Left-winger that I am, when I prayed at home in the morning, I didn’t recite Hallel, and I made no plans to visit the Old City, a place where I often feel claustrophobic and alienated. But mid afternoon, after running into a friend on his way back from the Old City, I had second thoughts. After all, for all the politcal, historical and humanitarian consequences, the return of the Temple Mount to Jewish sovereignty after a 2,000 years of hiatus, is a moment worthy of commemoration. So I hopped on a bus headed downtown, and got off next to Yemin Moshe, one of the first Jewish neighborhoods built outside the walls of the Old City in the 19th century. I crossed the valley and climbed up to the old city, imagining what this place looked and felt like 44, 100, 2000 years ago.

I was suprised when I got to the kotel (the “wailing wall”), to find that it wasn’t actually that crowded. There, inconsistently, I grabbed a prayerbook and recited Hallel (with a blessing!) before joining a minyan for mincha (afternoon prayers). By that point, they had started blasting religious and Jerusalem-themed dance songs on the plaza, and it was almost impossible to hear the shaliach tzibbur (service leader) over the music.

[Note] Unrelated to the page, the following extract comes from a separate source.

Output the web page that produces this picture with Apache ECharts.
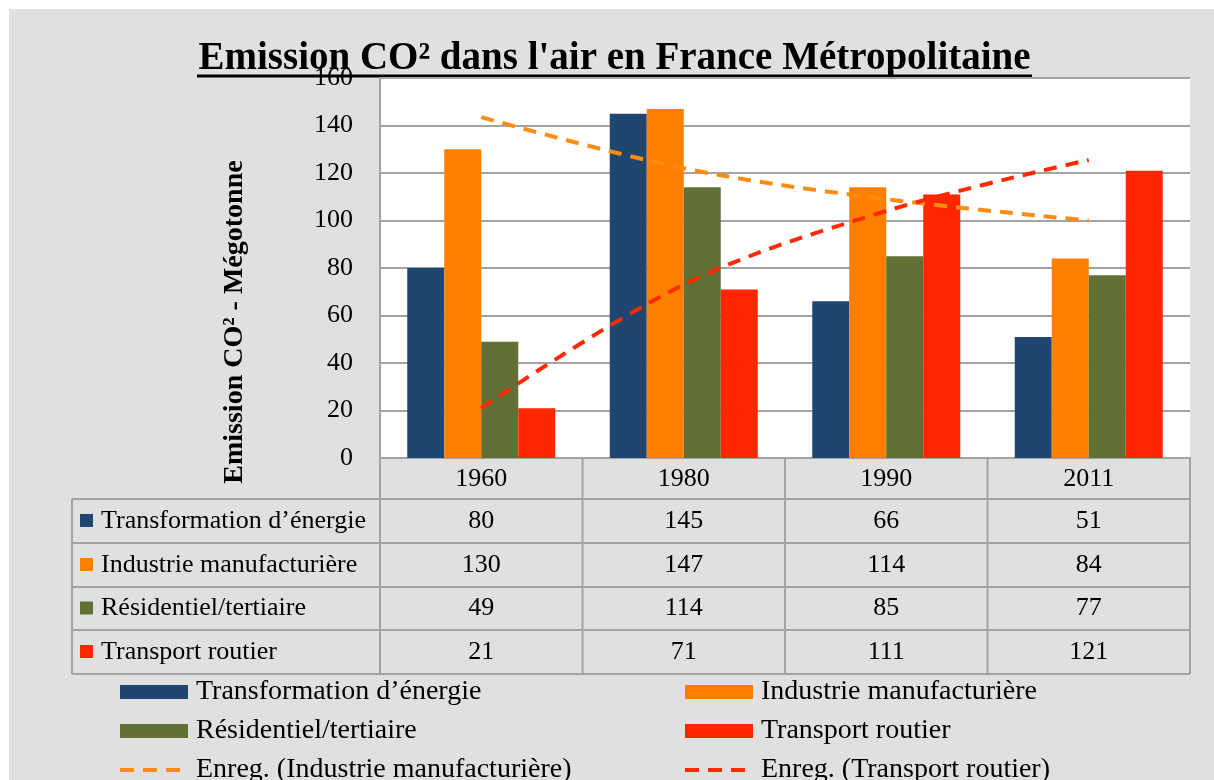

I made sure to include everyone who ever suffered and died on all sides of the struggle for this holy site in my prayers, but to be honest, it wasn’t a terribly powerful or intentional prayer experience.

***

In Israel, when crowds of religious, patriotic young men have an occasion to celebrate, they put their arms around each other and dance. If I try to imagine their American cultural analogs (flag waving, beer-drinking, church-going sports fans) doing the same, it’s laughable, but in Israel, it seems quite normal.

In America, I would never go anywhere near such a rowdy, flag-waving crowd, and to the extent that I feel like Israel is my country, I find such displays totally offensive and unappealing here as well, but to the extent that it is not my country, I feel like I can enjoy the experience as an outsider, part-observer, part-participant. And so, when I took leave of the kotel, I hestitated for a moment before joining one of the many rings of dancing men weaving in and out among the crowds of flag-bearers.

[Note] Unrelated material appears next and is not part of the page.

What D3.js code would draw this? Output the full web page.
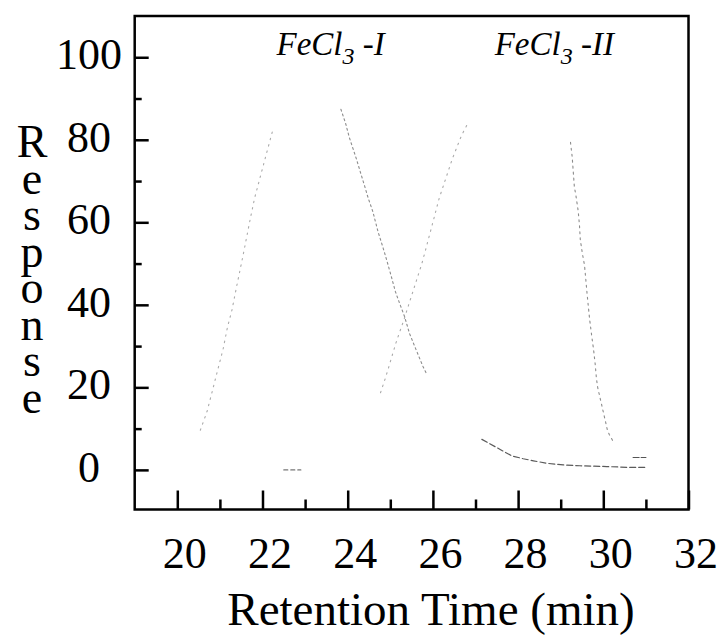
<!DOCTYPE html>
<html>
<head>
<meta charset="utf-8">
<script src="https://cdn.jsdelivr.net/npm/d3@7"></script>
<style>
  html, body { margin: 0; padding: 0; background: #fff; }
  svg { display: block; }
  text { font-family: "Liberation Serif", "Times New Roman", serif; fill: #000; }
  .vtitle { writing-mode: vertical-rl; text-orientation: upright; }
</style>
</head>
<body>
<svg id="chart" width="724" height="635"></svg>
<script>
// Retention time (min) / response readings for each trace segment
const peak1RiseTime = [20.54, 20.70, 21.08, 21.18, 21.28, 21.39, 21.55, 21.71, 21.82, 22.25];
const peak1RiseResp = [9.6, 14.2, 29.5, 34.7, 38.6, 44.3, 52.3, 60.7, 66.1, 82.7];

const peak1FallTime = [23.84, 23.95, 24.04, 24.20, 24.27, 24.40, 24.48, 24.59, 24.71, 24.81,
                       24.92, 25.02, 25.12, 25.21, 25.33, 25.45, 25.59, 25.77, 25.85];
const peak1FallResp = [87.4, 84.0, 80.5, 75.5, 73.1, 68.7, 65.9, 62.6, 57.8, 54.5,
                       50.7, 47.0, 43.2, 40.6, 37.3, 33.1, 29.5, 25.0, 23.3];

const peak2RiseTime = [24.77, 24.89, 25.13, 25.32, 25.62, 25.73, 25.81, 26.15, 26.46, 26.67, 26.84];
const peak2RiseResp = [18.7, 22.4, 30.7, 36.4, 46.1, 49.6, 52.6, 65.9, 75.5, 81.0, 84.4];

const peak2FallTime = [29.23, 29.27, 29.32, 29.36, 29.41, 29.44, 29.46, 29.51, 29.56, 29.62,
                       29.68, 29.73, 29.77, 29.81, 29.84, 29.87, 30.10, 30.14, 30.23];
const peak2FallResp = [79.4, 75.8, 68.7, 66.3, 62.8, 59.4, 55.8, 52.4, 49.5, 42.6,
                       36.4, 32.3, 29.3, 25.6, 22.0, 19.9, 9.5, 8.6, 6.9];

const tailTime = [27.15, 27.64, 27.85, 28.12, 28.36, 28.67, 29.06, 29.45, 30.08, 30.63, 31.02];
const tailResp = [7.4, 4.6, 3.4, 2.7, 2.2, 1.6, 1.2, 1.0, 0.8, 0.6, 0.6];

const base1Time = [22.5, 22.9];
const base1Resp = [0.0, 0.0];
const base2Time = [30.7, 31.0];
const base2Resp = [3.0, 3.0];

// Axis ticks and labels
const xMajorTicks = [20, 22, 24, 26, 28, 30, 32];
const xMinorTicks = [21, 23, 25, 27, 29, 31];
const yMajorTicks = [0, 20, 40, 60, 80, 100];
const yMinorTicks = [10, 30, 50, 70, 90];
const yTitle = "Response";
const xTitle = "Retention Time (min)";
const peakLabels = [
  { name: "FeCl", sub: "3", suffix: " -I", time: 23.6 },
  { name: "FeCl", sub: "3", suffix: " -II", time: 28.85 }
];

const svg = d3.select("#chart");
const plotLeft = 134.7, plotRight = 688.5, plotTop = 16, plotBottom = 509.5;

const x = d3.scaleLinear().domain([19, 32]).range([plotLeft, plotRight]);
const y = d3.scaleLinear().domain([-9.6, 110]).range([plotBottom, plotTop]);

// Traces: faint, broken grey lines
const line = d3.line().x(d => x(d[0])).y(d => y(d[1])).curve(d3.curveLinear);
const zip = (a, b) => a.map((v, i) => [v, b[i]]);

const traces = [
  { t: peak1RiseTime, r: peak1RiseResp, color: "#aaa", dash: "1.5 5", w: 1.1 },
  { t: peak1FallTime, r: peak1FallResp, color: "#8c8c8c", dash: "2 3", w: 1.1 },
  { t: peak2RiseTime, r: peak2RiseResp, color: "#aaa", dash: "1.5 5", w: 1.1 },
  { t: peak2FallTime, r: peak2FallResp, color: "#8c8c8c", dash: "2 4", w: 1.1 },
  { t: tailTime, r: tailResp, color: "#5a5a5a", dash: "6 3", w: 1.2 },
  { t: base1Time, r: base1Resp, color: "#777", dash: "4 3", w: 1.2 },
  { t: base2Time, r: base2Resp, color: "#555", dash: "6 2", w: 1.2 }
];

svg.append("g").selectAll("path")
  .data(traces)
  .join("path")
  .attr("d", d => line(zip(d.t, d.r)))
  .attr("fill", "none")
  .attr("stroke", d => d.color)
  .attr("stroke-width", d => d.w)
  .attr("stroke-dasharray", d => d.dash)
  .attr("stroke-linecap", "round");

// Frame
svg.append("rect")
  .attr("x", plotLeft).attr("y", plotTop)
  .attr("width", plotRight - plotLeft).attr("height", plotBottom - plotTop)
  .attr("fill", "none").attr("stroke", "#000").attr("stroke-width", 2.5);

// Bottom axis: inward ticks
const xMajor = svg.append("g").attr("transform", `translate(0,${plotBottom})`)
  .call(d3.axisBottom(x).tickValues(xMajorTicks).tickSize(-19).tickFormat(d3.format("d")));
const xMinor = svg.append("g").attr("transform", `translate(0,${plotBottom})`)
  .call(d3.axisBottom(x).tickValues(xMinorTicks).tickSize(-10).tickFormat(""));

// Left axis: inward ticks
const yMajor = svg.append("g").attr("transform", `translate(${plotLeft},0)`)
  .call(d3.axisLeft(y).tickValues(yMajorTicks).tickSize(-14).tickFormat(d3.format("d")));
const yMinor = svg.append("g").attr("transform", `translate(${plotLeft},0)`)
  .call(d3.axisLeft(y).tickValues(yMinorTicks).tickSize(-7).tickFormat(""));

[xMajor, xMinor, yMajor, yMinor].forEach(g => {
  g.select(".domain").remove();
  g.selectAll(".tick line").attr("stroke", "#000").attr("stroke-width", 2.5);
});

xMajor.selectAll(".tick text")
  .attr("font-family", "Liberation Serif, Times New Roman, serif")
  .attr("font-size", 44)
  .attr("fill", "#000")
  .attr("y", 58).attr("dy", 0)
  .attr("x", 7);

yMajor.selectAll(".tick text")
  .attr("font-family", "Liberation Serif, Times New Roman, serif")
  .attr("font-size", 44)
  .attr("fill", "#000")
  .attr("text-anchor", "middle")
  .attr("x", 89 - plotLeft)
  .attr("dy", "0.26em");

// Y title: upright letters stacked in a vertical run
svg.append("text")
  .attr("class", "vtitle")
  .attr("x", 32)
  .attr("y", 116)
  .attr("font-size", 46)
  .style("letter-spacing", "-14.5px")
  .text(yTitle);

// X title
svg.append("text")
  .attr("x", 431)
  .attr("y", 625)
  .attr("text-anchor", "middle")
  .attr("font-size", 47)
  .text(xTitle);

// Peak annotations
const ann = svg.append("g").selectAll("text")
  .data(peakLabels)
  .join("text")
  .attr("x", d => x(d.time))
  .attr("y", 55)
  .attr("text-anchor", "middle")
  .attr("font-size", 33)
  .attr("font-style", "italic");
ann.append("tspan").text(d => d.name);
ann.append("tspan").attr("font-size", 24).attr("dy", 9).text(d => d.sub);
ann.append("tspan").attr("dy", -9).text(d => d.suffix);
</script>
</body>
</html>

I selected the only circle where I wouldn’t have been the oldest person in the group, an incomplete circle of mostly senior citizens dancing slowly. Suddenly, a man looking to be in his 70s wearing a black suit and a black velvet kipah, stepped into the center of the circle, and began whirling about, waving his arms this way and that, his face radiating joy, every movement manifesting grace and dignity. He was so clearly being moved by a spirit and a moment greater than himself, everyone in the circle seemed aware that we were witnesses to a something special. Then the old man left the circle and was replaced in the center of our circle by an overexuberant, rhythmless young man who demonstrated some breakdancing moves with no real skill or grace before grabbing my arm and dragging me into the circle with him. We danced together very awkwardly for a moment, but I quickly ducked back out and follwed after the old dancer, who was strolling about, clapping, looking perfectly pleased with everything.

I joined a chaotic, spiraling conga line, my hands on the back of a very sweaty dwarf. Then I noticed that we were circling a giant blue and orange banner, whose slogan I didn’t understand, but which I suspected was something politically reprehensible. As I absented myself from the dancing, I ran into a friend who pointed out a few orange “Eretz Yisrael l’Am Yisrael” (roughly, “Israel for the Jews”) flags. The fact that I was surrounded by, even dancing with thousands of right-wing nationalists suddenly hit home, and I became ashamed of myself.

It was time to go. I was running late for dinner with liberal, Anglo friends in undisputed territory in South Jerusalem.